Quisiera finalmente dar gracias también a Dios por la experiencia personal que me concedió, de colaborar durante mucho tiempo con el beato Papa Juan Pablo II. Ya antes había tenido ocasión de conocerlo y de estimarlo, pero desde 1982, cuando me llamó a Roma como Prefecto de la Congregación para la Doctrina de la Fe, durante 23 años pude estar cerca de él y venerar cada vez más su persona. Su profundidad espiritual y la riqueza de sus intuiciones sostenían mi servicio.

El ejemplo de su oración siempre me ha impresionado y edificado: él se sumergía en el encuentro con Dios, aun en medio de las múltiples ocupaciones de su ministerio. Y después, su testimonio en el sufrimiento: el Señor lo fue despojando lentamente de todo, sin embargo él permanecía siempre como una ‘roca’, como Cristo quería.

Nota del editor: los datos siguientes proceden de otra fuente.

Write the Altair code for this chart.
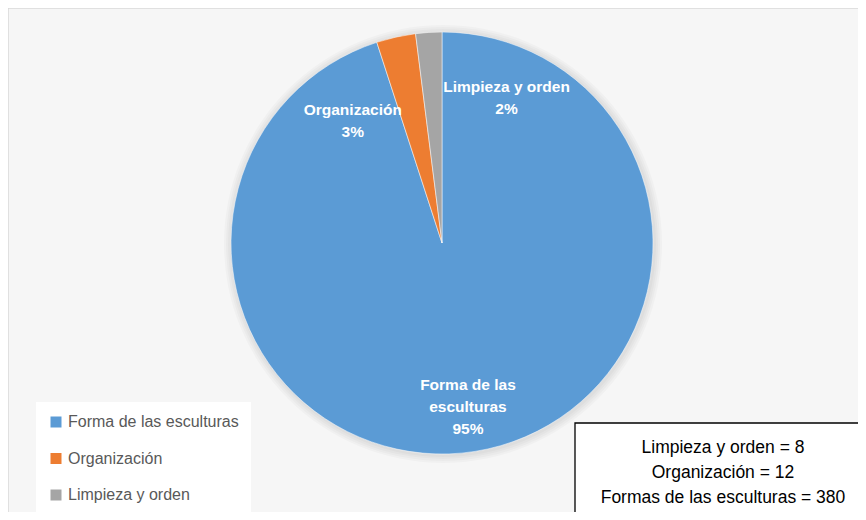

Su profunda humildad, arraigada en la íntima unión con Cristo, le permitió seguir guiando a la Iglesia y dar al mundo un mensaje aún más elocuente, precisamente cuando sus fuerzas físicas iban disminuyendo. Así, él realizó de modo extraordinario la vocación de cada sacerdote y obispo: ser uno con aquel Jesús al que cotidianamente recibe y ofrece en la Eucaristía.

¡Dichoso tú, amado Papa Juan Pablo, porque has creído! Te rogamos que continúes sosteniendo desde el Cielo la fe del Pueblo de Dios. Amén.